CLiP Director and engineering Professor Michael Olsen describes the program as a “powerful forum” that brings together lifeline service providers to address specific challenges associated with Cascadia subduction zone earthquakes. Cascadia quakes are fundamentally different than the ones California experiences, and also longer – 90 seconds or more, compared to 10 to 30 seconds.
The airport project grew out of a 2016 resilience workshop CLiP hosted for its member agencies, which also include the Eugene Water and Electric Board, Portland Water Bureau and the Tualatin Valley Water District. At the workshop Stuedlein suggested blast testing to “excite the soils” to better understand how the airport ground would behave during a devastating quake.
“When a big Cascadia earthquake hits, the Port of Portland is really the only possible venue to fly in supplies,” Stuedlein said. “Having a runway serviceable is a key requirement for the whole Northwest; we expect I-5 to be shut down and bridges on the Columbia and Willamette to be out of service. Much of Oregon’s infrastructure was built long before seismic risk was fully understood.”
Situated on 700 acres in northeast Portland, Portland International Airport has two main runways, each in a northwest-southeast alignment. One is north of the terminal, along the Columbia River, and the other is south of the terminal. The 11,000-foot south runway, surfaced in concrete and more than 1,000 feet longer than the asphalt-surfaced north runway, is the one the Port of Portland aims to keep open after a huge quake.
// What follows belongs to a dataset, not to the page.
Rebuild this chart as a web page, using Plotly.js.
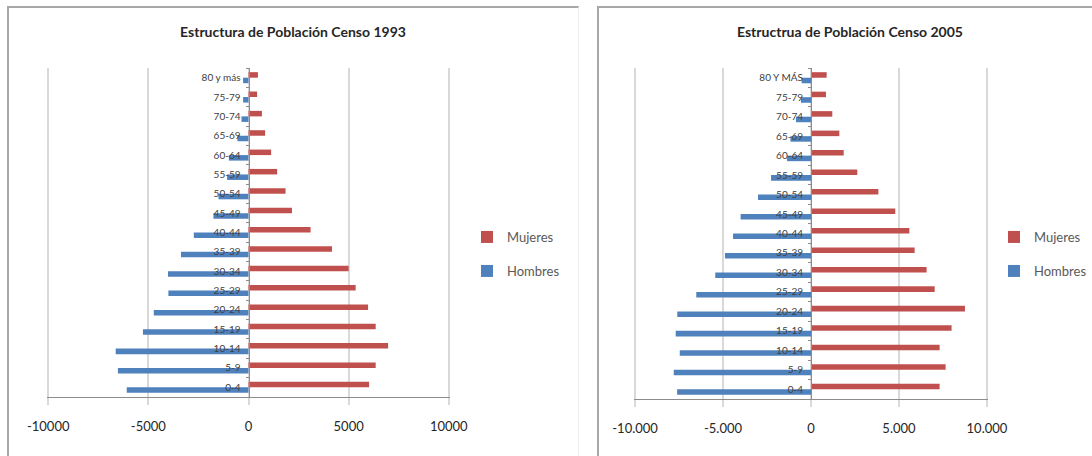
<!DOCTYPE html>
<html>
<head>
<meta charset="utf-8">
<script src="https://cdn.plot.ly/plotly-3.0.1.min.js"></script>
<style>
  html, body { margin: 0; padding: 0; background: #ffffff; width: 1092px; height: 456px; overflow: hidden; }
  .frame { position: absolute; box-sizing: border-box; }
  #frameA { left: 7px; top: 6px; width: 572px; height: 470px; border-left: 2px solid #a8a8a8; border-top: 2px solid #a8a8a8; border-right: 1px solid #efefef; }
  #frameB { left: 597px; top: 6px; width: 520px; height: 470px; border-left: 2px solid #a8a8a8; border-top: 2px solid #a8a8a8; }
  .chart { position: absolute; top: 0; height: 456px; }
  #chartA { left: 0; width: 580px; }
  #chartB { left: 590px; width: 502px; }
</style>
</head>
<body>
<div class="frame" id="frameA"></div>
<div class="frame" id="frameB"></div>
<div class="chart" id="chartA"></div>
<div class="chart" id="chartB"></div>
<script>
// ---------- Data: Censo 1993 (bottom to top) ----------
var categories1993 = ['0-4','5-9','10-14','15-19','20-24','25-29','30-34','35-39','40-44','45-49','50-54','55-59','60-64','65-69','70-74','75-79','80 y más'];
var mujeres1993 = [6020, 6350, 6970, 6350, 5970, 5350, 5000, 4170, 3100, 2170, 1850, 1430, 1130, 830, 670, 430, 470];
var hombres1993 = [-6080, -6520, -6630, -5270, -4730, -4000, -4020, -3370, -2730, -1750, -1500, -1070, -980, -550, -350, -270, -270];

// ---------- Data: Censo 2005 (bottom to top) ----------
var categories2005 = ['0-4','5-9','10-14','15-19','20-24','25-29','30-34','35-39','40-44','45-49','50-54','55-59','60-64','65-69','70-74','75-79','80 Y MÁS'];
var mujeres2005 = [7310, 7650, 7310, 7990, 8750, 7030, 6570, 5890, 5590, 4790, 3830, 2630, 1860, 1610, 1210, 850, 890];
var hombres2005 = [-7610, -7800, -7460, -7690, -7600, -6520, -5440, -4890, -4430, -4000, -3010, -2270, -1360, -1170, -850, -570, -530];

// ---------- Tick labels ----------
var xTickVals = [-10000, -5000, 0, 5000, 10000];
var xTickText1993 = ['-10000', '-5000', '0', '5000', '10000'];
var xTickText2005 = ['-10.000', '-5.000', '0', '5.000', '10.000'];

var title1993 = 'Estructura de Población Censo 1993';
var title2005 = 'Estructrua de Población Censo 2005';
var seriesNames = ['Hombres', 'Mujeres'];

var FONT = 'Lato, "Open Sans", "DejaVu Sans", sans-serif';
var BLUE = '#4f81bd', RED = '#c0504d';

function buildTraces(cats, hom, muj) {
  return [
    { type: 'bar', orientation: 'h', name: seriesNames[0], y: cats, x: hom,
      marker: { color: BLUE }, legend: 'legend2', hoverinfo: 'skip' },
    { type: 'bar', orientation: 'h', name: seriesNames[1], y: cats, x: muj,
      marker: { color: RED }, legend: 'legend', hoverinfo: 'skip' }
  ];
}

function buildLayout(o) {
  return {
    width: o.width, height: 456,
    margin: { l: o.l, r: o.r, t: 68, b: o.b, pad: 0, autoexpand: false },
    paper_bgcolor: 'rgba(0,0,0,0)',
    plot_bgcolor: 'rgba(0,0,0,0)',
    font: { family: FONT, color: '#404040' },
    title: { text: o.title, x: o.titleX, xanchor: 'center', y: 1 - 32 / 456, yanchor: 'middle',
             font: { family: FONT, size: 14, color: '#262626', weight: 'bold' } },
    barmode: 'group', bargap: 0.43, bargroupgap: 0,
    showlegend: true,
    legend: { x: o.legX, xanchor: 'left', y: o.legY1, yanchor: 'middle',
              font: { family: FONT, size: 13, color: '#595959' }, bgcolor: 'rgba(0,0,0,0)' },
    legend2: { x: o.legX, xanchor: 'left', y: o.legY2, yanchor: 'middle',
               font: { family: FONT, size: 13, color: '#595959' }, bgcolor: 'rgba(0,0,0,0)' },
    xaxis: {
      range: [-10060, 10060], fixedrange: true,
      tickmode: 'array', tickvals: xTickVals, ticktext: o.tickText,
      showgrid: true, gridcolor: '#d9d9d9', gridwidth: 2,
      zeroline: false,
      showline: true, linecolor: '#8c8c8c', linewidth: 1,
      ticks: 'outside', ticklen: 7, tickcolor: '#d9d9d9', tickwidth: 2,
      ticklabelstandoff: 10,
      tickfont: { family: FONT, size: 13, color: '#262626' }
    },
    yaxis: {
      type: 'category', range: [-0.5, 16.5], fixedrange: true,
      anchor: 'free', position: 0.5,
      showgrid: false, zeroline: false,
      showline: true, linecolor: '#8c8c8c', linewidth: 1,
      ticks: 'outside', tickson: 'boundaries', ticklen: 3, tickcolor: '#8c8c8c', tickwidth: 1,
      ticklabelstandoff: 6,
      tickfont: { family: FONT, size: 10, color: '#404040' }
    }
  };
}

var cfg = { staticPlot: true, displayModeBar: false };

// plot areas (absolute px): 1993 x 45..452, 2005 x 632..990
Plotly.newPlot('chartA', buildTraces(categories1993, hombres1993, mujeres1993), buildLayout({
  width: 580, l: 47, r: 130, b: 59, title: title1993, titleX: 293 / 580,
  tickText: xTickText1993, legX: (467 - 47) / 403, legY1: (397 - 237) / 329, legY2: (397 - 271) / 329
}), cfg);

Plotly.newPlot('chartB', buildTraces(categories2005, hombres2005, mujeres2005), buildLayout({
  width: 502, l: 44, r: 104, b: 57, title: title2005, titleX: 260 / 502,
  tickText: xTickText2005, legX: (994 - 634) / 354, legY1: (399 - 237) / 331, legY2: (399 - 271) / 331
}), cfg);
</script>
</body>
</html>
“Both runways are close to the river and susceptible to earthquake-induced liquefaction,” Stuedlein said. “There’s 100 feet of liquefiable soil beneath the runways, and liquefaction is not as well understood at depths like that.”
With financial support from the Cascadia Lifelines Project and National Science Foundation as well as the Port of Portland, onsite work began in March 2018. Blasting, which followed the drilling of boreholes and the installation of instruments, occurred on three consecutive days in October 2018.
“We just took the energy to the soil and created seismic energy similar to an earthquake,” Stuedlein said. “Before our work, no one had observed what we had observed the way we observed it. And we showed that trends of liquefaction that had only been observed in the lab held true in the field – so we demonstrated that our experimental technique is valid for getting information that’s highly useful in understanding quake risk.”
The reason no one had tried the technique before, he said, is because explosions cause what are referred to as P waves, thought to be unrepresentative of earthquakes, which are dominated by S waves. In a quake, P waves, also known as compressional waves, travel much faster than the S waves that follow, and each type of wave causes the ground to oscillate in a different direction.
“We showed that the P waves the explosions generated didn’t matter at all and that the secondary waves we generated were a lot closer to quake motion than had been previously thought,” Stuedlein said. “This is as good an analogue for quakes as possible.”
There are a couple of methods for ground improvement, Stuedlein said. One is called vibro-compaction, which densifies the soil, and the other is deep soil mixing, which involves injecting water and a cement slurry into the ground through heavy equipment resembling a giant drill. The Port of Portland is planning to employ deep soil mixing.
“You essentially solidify the ground by turning sand into sandstone to raise the strength of the material,” he said.
Wharton, the Port of Portland project engineer, says the port has completed 30% of the design work needed for the ground improvement. When the design is complete, or close to it, the port will pursue federal funding, and it hopes to begin deep soil mixing – on a 6,000-foot stretch at the east end of the south runway – within 10 years.
“It’s about $10 million for every foot of depth,” he said. “Without Armin’s work to help us understand the soils, we’d have to do 100 feet deep instead of 50. The National Institute of Building Sciences did a return of investment study on the economic value of a resilient runway versus a non-resilient runway and found that there was a 50 to 1 return on mitigation.”
Stuedlein’s team has published a series of papers on the airport work, including one this month in the Journal of Geotechnical and Geoenvironmental Engineering.
“We’ve shown that blasting experiments can be used to determine fundamental dynamic properties of any kind of soil and are particularly well-suited for soils that are not easily sampled,” he said. “And they can be conducted at any depth, opening up a new avenue for learning vital dynamic characteristics of geological materials.”